I continued to record what I saw, focusing on precisely how he signed his name on one of the books ahead of me in the handling line — a signature as clean as the one already in my collection if not cleaner than others I have seen. (The Osbournes trading card set from Inkworks included autographs of Ozzy, Sharon, Jack and Kelly — I own them all.) And that’s what amazed me — the guy who is obviously seen the decades of drug abuse in his wild days negatively affect his health still has one hell of a steady signing hand. (Pro athletes who sign autographs with check-marks or flat-lines, please take notice. Further proof you’re lazy!)
Once my turn in line came up, I turned off my camera, and I quietly watched as he quietly signed my books. I was frozen in the moment, too starstruck to even notice his famous tattooed fingers that read “OZZY” — something we fans have seen countless times in heavy metal magazine photo shoots. I didn’t say anything — nor did I try to shake his hand, fearing I’d slow the line (or inspire a response from security) — but my moment with a rock icon was complete.
Even if it was awkward. (Like others on this day, I’m sure.)
The mission to add the autograph to my collection wasn’t about adding one more autograph, one more collection statistic — it was the ability to say “I met him,” or, at least in this case, “He was right there in front of me.”

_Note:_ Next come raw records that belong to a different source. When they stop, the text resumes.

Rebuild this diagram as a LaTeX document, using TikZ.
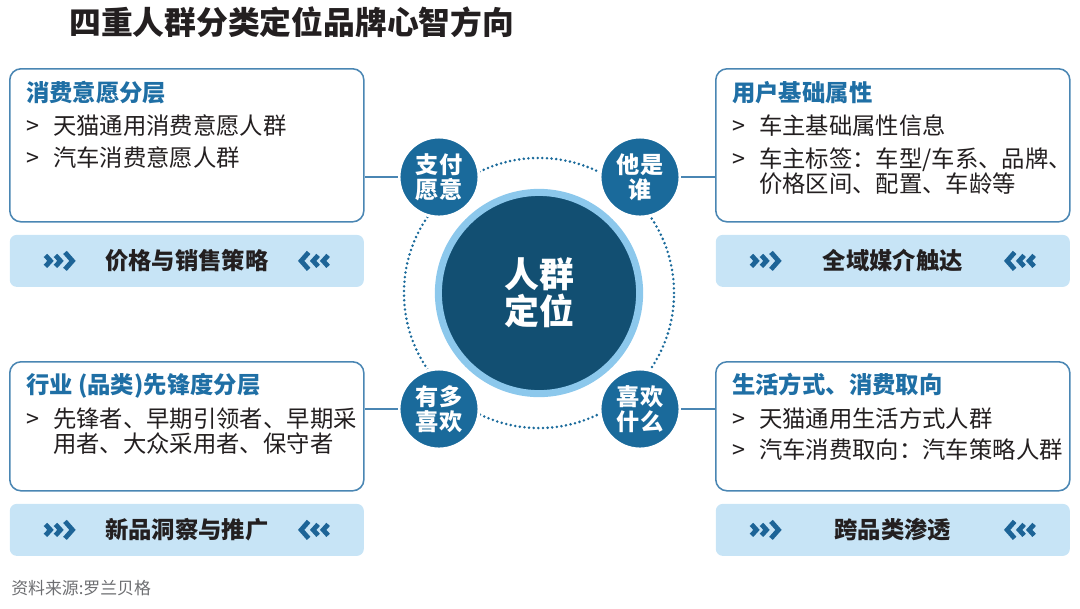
\documentclass[tikz,border=0pt]{standalone}
\usepackage{fontspec}
\setmainfont{Noto Sans CJK SC}
\definecolor{boxline}{HTML}{4A86B3}
\definecolor{headblue}{HTML}{1F6FA5}
\definecolor{dotblue}{HTML}{1A6A9B}
\definecolor{coreblue}{HTML}{124F72}
\definecolor{ringblue}{HTML}{8CC8EC}
\definecolor{barfill}{HTML}{C7E4F6}
\definecolor{chevblue}{HTML}{1D6497}
\definecolor{inkdark}{HTML}{231F20}
\definecolor{srcgray}{HTML}{6D6E71}
\usetikzlibrary{calc, positioning}
\newcommand{\itm}{>\hspace{0.6em}}
\newcommand{\chevrons}[2]{%
  \begin{scope}[shift={#1}, xscale=#2]
    \draw[chev] (0,-5.5) -- (5,0) -- (0,5.5);
    \draw[chev] (10,-5.5) -- (15,0) -- (10,5.5);
    \draw[chev] (19.5,-8.5) -- (27,0) -- (19.5,8.5);
  \end{scope}}

\begin{document}
\begin{tikzpicture}[x=0.025cm, y=-0.025cm,
  infobox/.style={draw=boxline, line width=1.1pt, fill=white, rounded corners=8pt,
                  minimum width=8.85cm, inner sep=0pt, anchor=north west},
  bar/.style={fill=barfill, rounded corners=5pt, minimum width=8.85cm,
              minimum height=1.3cm, text=inkdark,
              font=\fontsize{16.6}{18}\selectfont\bfseries},
  boxtext/.style={anchor=north west, inner sep=0pt, align=left, text=inkdark,
                  font=\fontsize{16.6}{17.7}\selectfont},
  smallc/.style={circle, fill=dotblue, draw=white, line width=2.1pt, minimum size=2cm,
                 inner sep=0pt, align=center, text=white,
                 font=\fontsize{16.5}{17.7}\selectfont\bfseries},
  core/.style={circle, fill=coreblue, draw=ringblue, line width=5pt, minimum size=5.03cm,
               inner sep=0pt, align=center, text=white,
               font=\fontsize{24.8}{26.2}\selectfont\bfseries},
  ring/.style={draw=dotblue, line width=2pt, line cap=round, dash pattern=on 0pt off 3.3pt},
  link/.style={draw=boxline, line width=1.1pt},
  chev/.style={draw=chevblue, line width=3.4pt},
]
\useasboundingbox (0,0) rectangle (1080,608);

\node[anchor=west, inner sep=0pt, text=inkdark, font=\fontsize{22.6}{24}\selectfont\bfseries]
  (title) at (69,22) {四重人群分类定位品牌心智方向};

\node[infobox, minimum height=3.825cm] (tl) at (9,68) {};
\node[infobox, minimum height=3.825cm] (tr) at (715,68) {};
\node[infobox, minimum height=3.225cm] (bl) at (9,361) {};
\node[infobox, minimum height=3.225cm] (br) at (715,361) {};

\node[boxtext] (tltxt) at ($(tl.north west)+(17,13)$) {
  {\bfseries\color{headblue}消费意愿分层}\\[5.7pt]
  \itm 天猫通用消费意愿人群\\[5pt]
  \itm 汽车消费意愿人群
};
\node[boxtext] (trtxt) at ($(tr.north west)+(17,13)$) {
  {\bfseries\color{headblue}用户基础属性}\\[5.7pt]
  \itm 车主基础属性信息\\[5.7pt]
  \itm 车主标签：车型/车系、品牌、\\
  \hphantom{\itm}价格区间、配置、车龄等
};
\node[boxtext] (bltxt) at ($(bl.north west)+(17,12)$) {
  {\bfseries\color{headblue}行业 (品类)先锋度分层}\\[6.5pt]
  \itm 先锋者、早期引领者、早期采\\
  \hphantom{\itm}用者、大众采用者、保守者
};
\node[boxtext] (brtxt) at ($(br.north west)+(17,12)$) {
  {\bfseries\color{headblue}生活方式、消费取向}\\[6.5pt]
  \itm 天猫通用生活方式人群\\[4.5pt]
  \itm 汽车消费取向：汽车策略人群
};

\node[bar, below=0.3cm of tl] (tlbar) {价格与销售策略};
\node[bar, below=0.3cm of tr] (trbar) {全域媒介触达};
\node[bar, below=0.3cm of bl] (blbar) {新品洞察与推广};
\node[bar, below=0.3cm of br] (brbar) {跨品类渗透};

\foreach \b in {tlbar, trbar, blbar, brbar} {
  \chevrons{($(\b.west)+(36,0)$)}{1}
  \chevrons{($(\b.east)+(-36,0)$)}{-1}
}

\coordinate (hub) at (539,293);
\draw[ring] (hub) circle[radius=3.375cm];
\node[core] (core) at (hub) {人群\\定位};

\node[smallc] (pay) at (439,177) {支付\\愿意};
\node[smallc] (who) at (640,177) {他是\\谁};
\node[smallc] (much) at (439,409) {有多\\喜欢};
\node[smallc] (what) at (640,409) {喜欢\\什么};

\draw[link] (pay.west) -- (pay.west -| tl.east);
\draw[link] (who.east) -- (who.east -| tr.west);
\draw[link] (much.west) -- (much.west -| bl.east);
\draw[link] (what.east) -- (what.east -| br.west);

\node[anchor=west, inner sep=0pt, text=srcgray, font=\fontsize{12}{13}\selectfont]
  (src) at (11,588) {资料来源:罗兰贝格};
\end{tikzpicture}
\end{document}
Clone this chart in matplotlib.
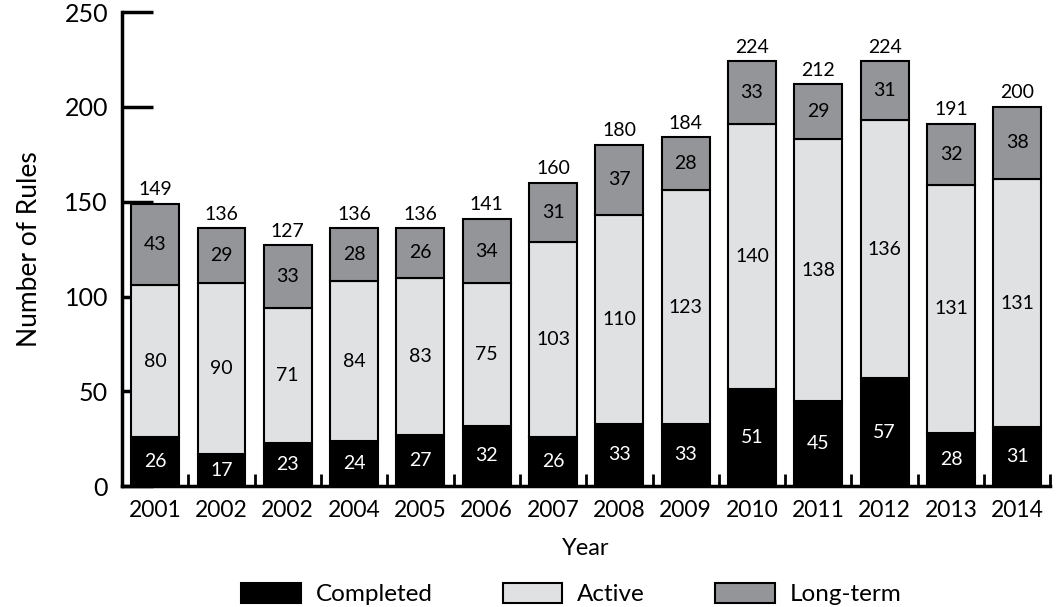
import numpy as np
import matplotlib.pyplot as plt

plt.rcParams['font.family'] = ['Lato', 'DejaVu Sans']

years = ['2001', '2002', '2002', '2004', '2005', '2006', '2007',
         '2008', '2009', '2010', '2011', '2012', '2013', '2014']
completed = [26, 17, 23, 24, 27, 32, 26, 33, 33, 51, 45, 57, 28, 31]
active = [80, 90, 71, 84, 83, 75, 103, 110, 123, 140, 138, 136, 131, 131]
long_term = [43, 29, 33, 28, 26, 34, 31, 37, 28, 33, 29, 31, 32, 38]

c = np.array(completed)
a = np.array(active)
l = np.array(long_term)
totals = c + a + l
x = np.arange(len(years))

fig = plt.figure(figsize=(10.6, 6.07), dpi=100)
ax = fig.add_axes([0.115, 0.199, 0.876, 0.781])

w = 0.72
kw = dict(width=w, edgecolor='black', linewidth=1.5, zorder=3)
ax.bar(x, c, color='black', label='Completed', **kw)
ax.bar(x, a, bottom=c, color='#e0e1e3', label='Active', **kw)
ax.bar(x, l, bottom=c + a, color='#939598', label='Long-term', **kw)

# segment values inside the bars, totals on top
for i in x:
    ax.text(i, c[i] / 2, str(c[i]), ha='center', va='center', color='white', fontsize=14, zorder=4)
    ax.text(i, c[i] + a[i] / 2, str(a[i]), ha='center', va='center', color='black', fontsize=14, zorder=4)
    ax.text(i, c[i] + a[i] + l[i] / 2, str(l[i]), ha='center', va='center', color='black', fontsize=14, zorder=4)
    ax.text(i, totals[i] + 3, str(totals[i]), ha='center', va='bottom', color='black', fontsize=14, zorder=4)

ax.set_xlim(-0.5, len(years) - 0.5)
ax.set_ylim(0, 250)
ax.set_yticks([0, 50, 100, 150, 200, 250])
ax.set_xticks(x)
ax.set_xticklabels(years)
ax.set_xticks(np.arange(-0.5, len(years), 1.0), minor=True)

ax.spines['top'].set_visible(False)
ax.spines['right'].set_visible(False)
ax.spines['left'].set_linewidth(2.5)
ax.spines['bottom'].set_linewidth(2.5)

ax.tick_params(axis='y', direction='in', length=22, width=2.5, labelsize=18, pad=10)
ax.tick_params(axis='x', which='major', length=0, labelsize=16.5, pad=10)
ax.tick_params(axis='x', which='minor', direction='in', length=9, width=2)

ax.set_xlabel('Year', fontsize=17, labelpad=12)
ax.set_ylabel('Number of Rules', fontsize=19, labelpad=16)

ax.legend(loc='upper center', bbox_to_anchor=(0.484, -0.157), ncol=3, frameon=False,
          fontsize=17.5, handlelength=2.45, handleheight=0.9, handletextpad=0.6,
          columnspacing=2.9)

fig.savefig('out.png', dpi=100)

After all, he’s the guy whose work fills a generous portion of my iPod (The Ozzy-era Black Sabbath box set? Must-own.) and whose work is brashly blaring from the speakers of my computer as I type this a few hours later.
Hundreds more fans awaited Ozzy as I made my exit from the store and into the packed parking lot. By 6 p.m., though, I was in my car letting out a big sigh of relief of my own with three clean signatures on the “I am Ozzy” title pages. They’ll join my modest autographed book collection that includes fellow Alabama alums Harper Lee (To Kill A Mockingbird) and Winston Groom (Forrest Gump) as well as a few notable favorites of mine that include Kevin Smith, Joe Namath, Jose Canseco and Hulk Hogan.
Roughly 10 hours after I had arrived, I started my car and opted for the radio station instead of my CD player for the drive home.
You’ll never guess whose voice I heard when it came on.